Goal » Pick out the lines below with "this" and list them.

·····

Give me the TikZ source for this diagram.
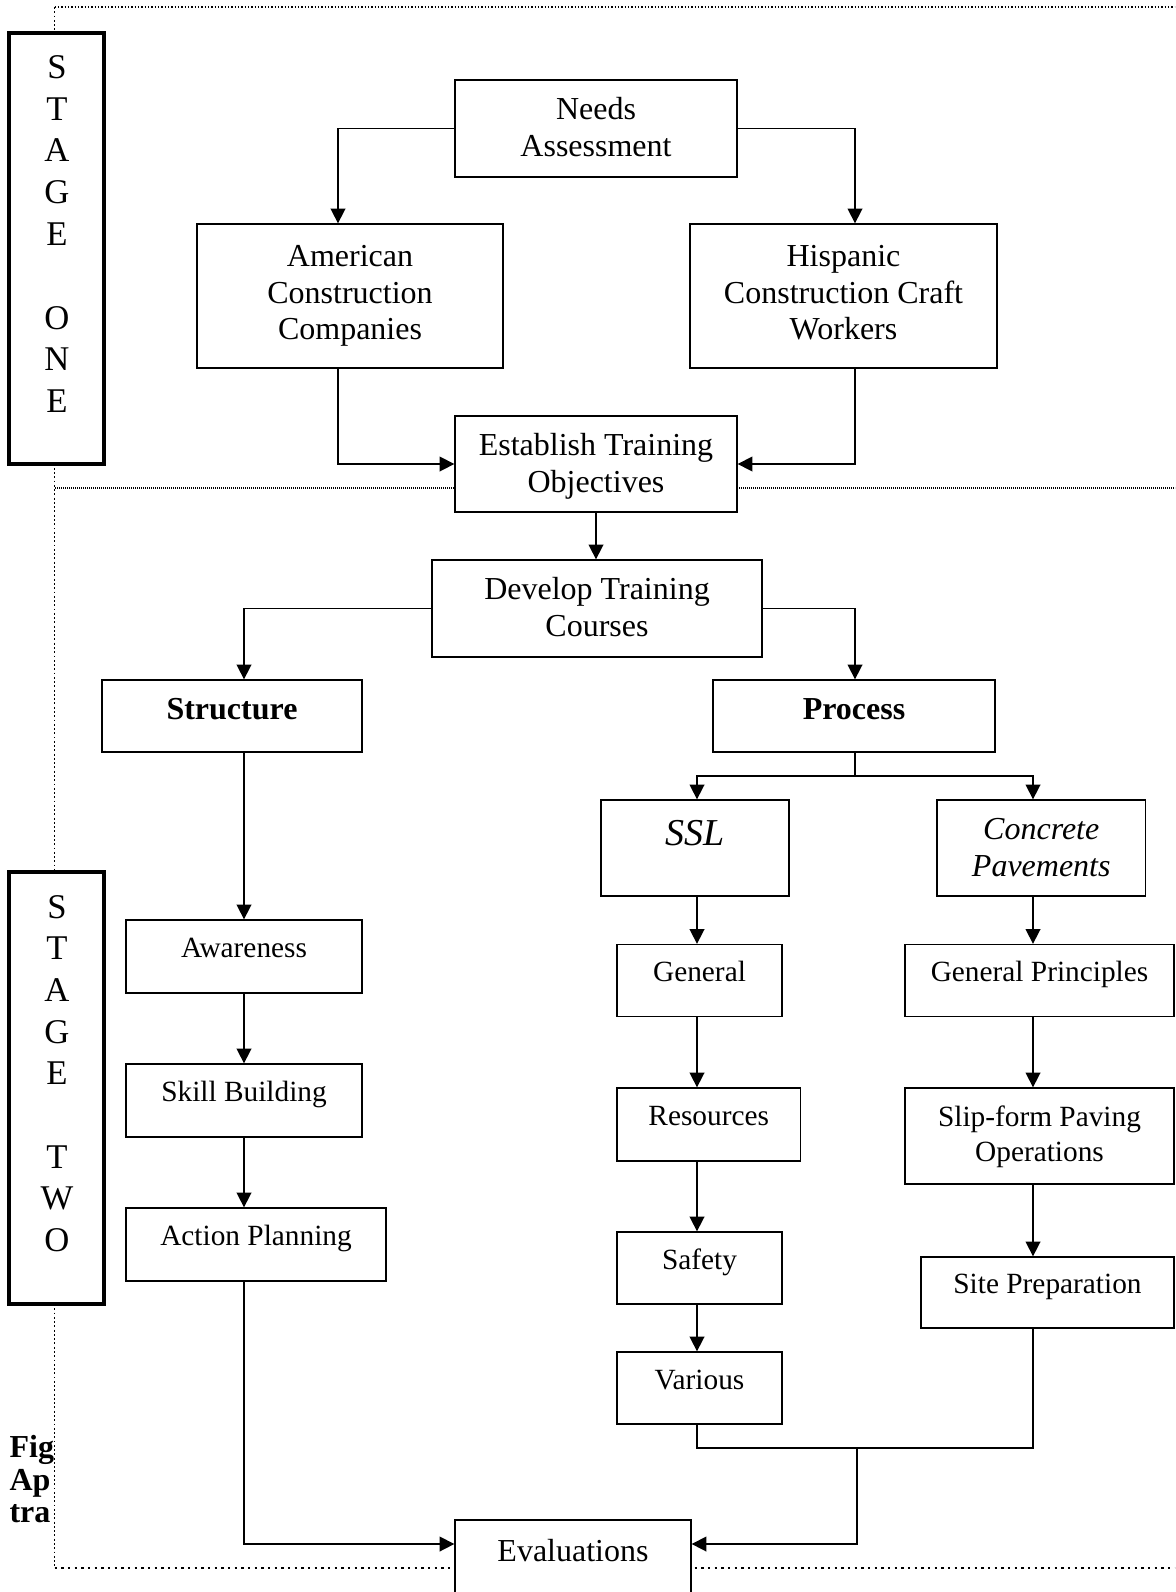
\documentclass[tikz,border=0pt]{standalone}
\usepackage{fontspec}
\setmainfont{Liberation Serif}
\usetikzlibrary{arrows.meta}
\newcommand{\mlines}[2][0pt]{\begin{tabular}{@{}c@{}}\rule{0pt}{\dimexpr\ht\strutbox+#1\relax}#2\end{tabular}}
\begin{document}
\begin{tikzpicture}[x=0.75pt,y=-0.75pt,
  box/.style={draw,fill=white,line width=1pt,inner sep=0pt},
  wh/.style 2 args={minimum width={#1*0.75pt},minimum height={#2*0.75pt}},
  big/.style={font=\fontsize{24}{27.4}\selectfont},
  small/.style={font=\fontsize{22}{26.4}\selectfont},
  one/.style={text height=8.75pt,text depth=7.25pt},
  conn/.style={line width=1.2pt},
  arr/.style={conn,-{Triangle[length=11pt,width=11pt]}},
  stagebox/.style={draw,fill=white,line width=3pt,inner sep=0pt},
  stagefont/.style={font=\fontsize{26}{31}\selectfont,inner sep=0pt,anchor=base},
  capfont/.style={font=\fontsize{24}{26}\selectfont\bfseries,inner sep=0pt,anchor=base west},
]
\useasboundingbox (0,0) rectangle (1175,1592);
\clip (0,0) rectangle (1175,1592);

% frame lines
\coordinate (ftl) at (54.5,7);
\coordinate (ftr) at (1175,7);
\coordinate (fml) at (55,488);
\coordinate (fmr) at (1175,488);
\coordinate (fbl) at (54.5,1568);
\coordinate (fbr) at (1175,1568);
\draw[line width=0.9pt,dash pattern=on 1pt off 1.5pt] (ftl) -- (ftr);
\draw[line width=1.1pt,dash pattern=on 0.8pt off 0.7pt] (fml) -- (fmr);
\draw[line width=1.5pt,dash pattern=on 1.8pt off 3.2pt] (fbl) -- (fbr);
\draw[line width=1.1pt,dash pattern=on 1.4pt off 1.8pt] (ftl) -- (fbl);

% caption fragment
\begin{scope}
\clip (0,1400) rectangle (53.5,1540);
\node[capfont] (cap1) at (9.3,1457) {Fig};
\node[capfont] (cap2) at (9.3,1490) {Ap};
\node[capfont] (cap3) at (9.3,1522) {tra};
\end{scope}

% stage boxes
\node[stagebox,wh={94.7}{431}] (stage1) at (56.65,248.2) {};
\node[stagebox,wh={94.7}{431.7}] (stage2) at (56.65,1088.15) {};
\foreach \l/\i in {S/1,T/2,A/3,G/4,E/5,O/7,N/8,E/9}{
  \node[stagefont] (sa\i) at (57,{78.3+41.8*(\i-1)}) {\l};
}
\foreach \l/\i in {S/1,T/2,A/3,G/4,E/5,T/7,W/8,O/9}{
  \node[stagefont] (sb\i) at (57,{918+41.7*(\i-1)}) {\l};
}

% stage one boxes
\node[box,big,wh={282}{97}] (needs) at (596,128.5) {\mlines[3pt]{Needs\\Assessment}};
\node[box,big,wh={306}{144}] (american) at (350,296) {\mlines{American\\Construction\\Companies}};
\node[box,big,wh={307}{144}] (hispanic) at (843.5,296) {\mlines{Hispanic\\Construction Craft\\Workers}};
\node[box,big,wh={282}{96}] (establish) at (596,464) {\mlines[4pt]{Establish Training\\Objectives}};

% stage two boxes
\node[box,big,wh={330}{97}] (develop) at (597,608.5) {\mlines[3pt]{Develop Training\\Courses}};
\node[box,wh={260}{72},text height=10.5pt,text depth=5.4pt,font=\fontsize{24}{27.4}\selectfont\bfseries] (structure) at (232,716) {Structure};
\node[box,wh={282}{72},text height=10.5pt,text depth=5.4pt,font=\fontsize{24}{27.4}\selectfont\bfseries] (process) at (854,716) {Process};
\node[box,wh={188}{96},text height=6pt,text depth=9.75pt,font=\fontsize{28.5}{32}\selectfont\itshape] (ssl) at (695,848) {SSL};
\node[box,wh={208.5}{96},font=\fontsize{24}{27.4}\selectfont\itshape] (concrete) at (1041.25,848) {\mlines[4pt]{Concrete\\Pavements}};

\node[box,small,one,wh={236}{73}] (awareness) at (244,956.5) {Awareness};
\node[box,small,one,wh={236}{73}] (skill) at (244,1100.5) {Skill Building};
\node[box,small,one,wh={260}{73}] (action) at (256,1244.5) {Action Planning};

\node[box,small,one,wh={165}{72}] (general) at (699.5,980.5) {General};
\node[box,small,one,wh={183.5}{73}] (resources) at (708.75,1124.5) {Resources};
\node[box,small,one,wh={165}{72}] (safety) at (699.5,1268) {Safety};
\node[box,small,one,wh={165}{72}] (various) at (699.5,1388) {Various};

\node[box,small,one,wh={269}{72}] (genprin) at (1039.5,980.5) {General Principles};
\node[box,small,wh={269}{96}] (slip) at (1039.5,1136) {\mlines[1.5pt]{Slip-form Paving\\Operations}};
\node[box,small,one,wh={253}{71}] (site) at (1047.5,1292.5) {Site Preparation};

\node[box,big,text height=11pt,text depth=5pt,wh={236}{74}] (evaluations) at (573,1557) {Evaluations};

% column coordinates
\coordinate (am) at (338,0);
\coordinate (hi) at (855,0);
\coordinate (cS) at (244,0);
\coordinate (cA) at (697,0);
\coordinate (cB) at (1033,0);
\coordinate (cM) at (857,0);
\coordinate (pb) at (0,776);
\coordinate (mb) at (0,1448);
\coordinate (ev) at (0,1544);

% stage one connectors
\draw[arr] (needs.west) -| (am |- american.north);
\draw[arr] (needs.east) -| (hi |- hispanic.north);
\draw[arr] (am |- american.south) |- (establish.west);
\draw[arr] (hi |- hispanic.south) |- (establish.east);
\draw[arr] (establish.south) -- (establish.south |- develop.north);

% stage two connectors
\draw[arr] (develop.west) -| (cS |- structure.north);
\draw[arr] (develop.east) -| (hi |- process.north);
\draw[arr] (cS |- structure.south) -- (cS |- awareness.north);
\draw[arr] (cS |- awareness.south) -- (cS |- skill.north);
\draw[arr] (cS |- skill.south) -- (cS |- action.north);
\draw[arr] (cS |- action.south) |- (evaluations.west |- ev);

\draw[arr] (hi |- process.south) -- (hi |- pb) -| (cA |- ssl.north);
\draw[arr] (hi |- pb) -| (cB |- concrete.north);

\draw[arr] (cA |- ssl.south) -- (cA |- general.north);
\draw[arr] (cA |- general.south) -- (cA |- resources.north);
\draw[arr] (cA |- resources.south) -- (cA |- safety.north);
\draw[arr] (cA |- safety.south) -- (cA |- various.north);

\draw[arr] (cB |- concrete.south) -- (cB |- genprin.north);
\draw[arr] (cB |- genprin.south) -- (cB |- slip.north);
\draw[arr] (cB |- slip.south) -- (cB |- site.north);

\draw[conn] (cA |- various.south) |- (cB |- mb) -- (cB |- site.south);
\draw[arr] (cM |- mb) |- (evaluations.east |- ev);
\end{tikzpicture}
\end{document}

·····

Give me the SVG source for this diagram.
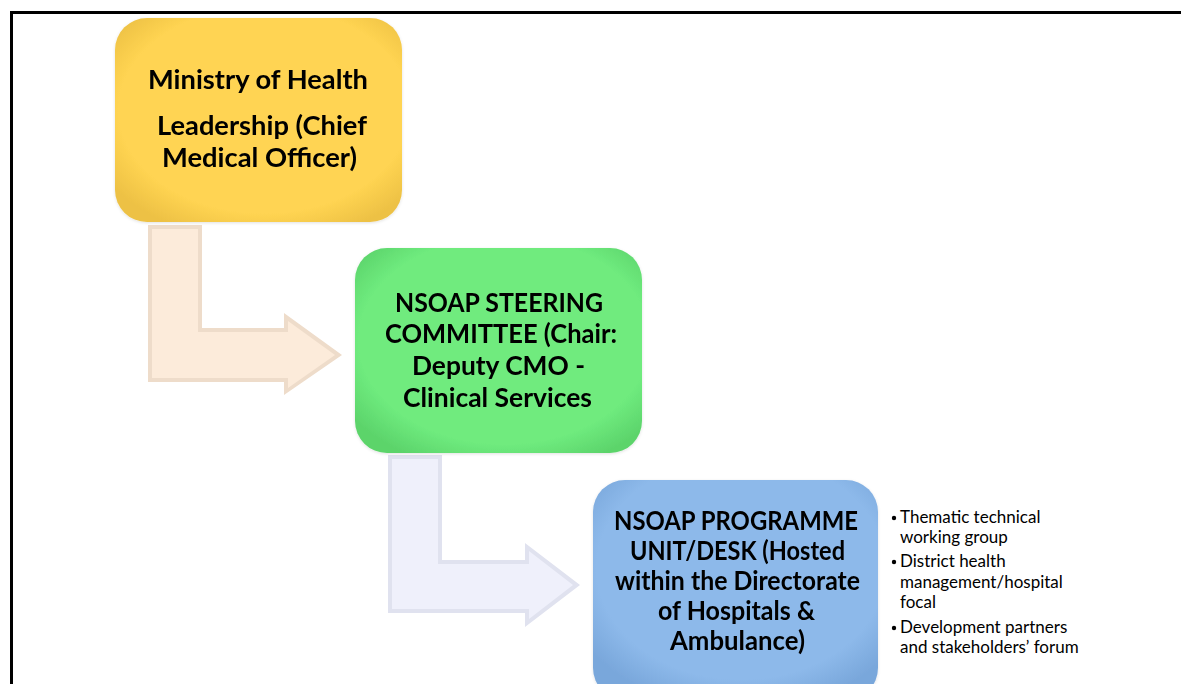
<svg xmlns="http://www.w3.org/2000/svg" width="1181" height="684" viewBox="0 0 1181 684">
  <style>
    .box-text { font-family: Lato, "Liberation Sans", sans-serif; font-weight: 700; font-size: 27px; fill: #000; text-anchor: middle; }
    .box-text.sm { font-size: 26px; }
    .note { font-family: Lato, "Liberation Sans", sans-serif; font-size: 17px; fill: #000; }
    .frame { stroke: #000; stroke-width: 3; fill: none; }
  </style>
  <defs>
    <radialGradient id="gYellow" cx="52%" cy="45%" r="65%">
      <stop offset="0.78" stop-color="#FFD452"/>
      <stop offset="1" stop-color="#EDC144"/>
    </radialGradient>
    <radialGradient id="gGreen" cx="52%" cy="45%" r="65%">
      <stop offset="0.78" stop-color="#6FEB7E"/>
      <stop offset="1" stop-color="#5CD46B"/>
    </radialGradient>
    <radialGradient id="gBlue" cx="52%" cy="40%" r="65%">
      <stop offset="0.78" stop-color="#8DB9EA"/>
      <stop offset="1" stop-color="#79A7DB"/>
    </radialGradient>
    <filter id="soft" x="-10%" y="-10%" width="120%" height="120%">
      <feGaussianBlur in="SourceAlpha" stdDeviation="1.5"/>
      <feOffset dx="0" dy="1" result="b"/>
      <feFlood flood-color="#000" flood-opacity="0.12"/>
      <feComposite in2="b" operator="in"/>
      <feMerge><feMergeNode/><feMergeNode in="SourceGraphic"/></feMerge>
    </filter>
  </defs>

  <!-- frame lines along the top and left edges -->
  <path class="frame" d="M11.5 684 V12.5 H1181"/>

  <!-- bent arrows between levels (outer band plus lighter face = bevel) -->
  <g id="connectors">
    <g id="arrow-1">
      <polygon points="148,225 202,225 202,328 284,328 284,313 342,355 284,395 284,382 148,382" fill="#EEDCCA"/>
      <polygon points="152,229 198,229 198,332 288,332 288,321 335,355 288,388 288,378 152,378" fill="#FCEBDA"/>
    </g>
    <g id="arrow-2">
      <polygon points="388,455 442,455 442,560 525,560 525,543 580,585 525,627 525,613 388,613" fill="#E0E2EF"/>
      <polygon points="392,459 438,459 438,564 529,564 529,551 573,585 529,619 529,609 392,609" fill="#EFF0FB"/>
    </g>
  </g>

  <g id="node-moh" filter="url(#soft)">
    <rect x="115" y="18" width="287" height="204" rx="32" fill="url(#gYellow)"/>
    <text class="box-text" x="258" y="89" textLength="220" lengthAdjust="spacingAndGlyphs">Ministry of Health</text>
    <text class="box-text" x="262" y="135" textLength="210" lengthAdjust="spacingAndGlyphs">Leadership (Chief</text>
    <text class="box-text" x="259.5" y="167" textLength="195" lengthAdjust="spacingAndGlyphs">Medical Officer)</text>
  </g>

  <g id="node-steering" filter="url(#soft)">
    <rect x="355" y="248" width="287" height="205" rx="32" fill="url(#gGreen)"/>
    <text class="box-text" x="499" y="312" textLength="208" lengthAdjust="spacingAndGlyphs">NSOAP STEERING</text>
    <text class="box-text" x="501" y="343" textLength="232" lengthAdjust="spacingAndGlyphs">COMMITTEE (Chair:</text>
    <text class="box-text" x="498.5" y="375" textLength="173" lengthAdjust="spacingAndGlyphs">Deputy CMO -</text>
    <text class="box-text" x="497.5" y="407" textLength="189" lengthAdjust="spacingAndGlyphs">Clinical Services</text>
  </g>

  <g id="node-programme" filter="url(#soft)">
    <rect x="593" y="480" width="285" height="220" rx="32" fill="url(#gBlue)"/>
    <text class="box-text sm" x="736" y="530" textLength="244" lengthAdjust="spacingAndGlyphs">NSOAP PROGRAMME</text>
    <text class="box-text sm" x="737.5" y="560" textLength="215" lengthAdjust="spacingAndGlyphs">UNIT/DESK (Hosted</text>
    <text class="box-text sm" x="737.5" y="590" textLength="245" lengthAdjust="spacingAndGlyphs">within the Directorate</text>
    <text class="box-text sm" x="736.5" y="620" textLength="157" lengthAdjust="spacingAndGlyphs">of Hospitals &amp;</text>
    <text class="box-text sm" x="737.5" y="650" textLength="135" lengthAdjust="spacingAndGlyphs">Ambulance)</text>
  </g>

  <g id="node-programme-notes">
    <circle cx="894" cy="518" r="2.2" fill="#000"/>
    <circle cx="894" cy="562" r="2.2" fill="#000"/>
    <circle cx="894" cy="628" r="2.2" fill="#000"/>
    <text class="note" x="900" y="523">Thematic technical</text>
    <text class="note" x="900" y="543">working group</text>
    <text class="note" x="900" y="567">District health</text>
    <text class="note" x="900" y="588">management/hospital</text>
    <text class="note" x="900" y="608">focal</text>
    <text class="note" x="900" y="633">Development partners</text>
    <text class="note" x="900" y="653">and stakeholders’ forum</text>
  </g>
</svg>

·····

Final result »
Give me the TikZ source for this diagram.
Give me the SVG source for this diagram.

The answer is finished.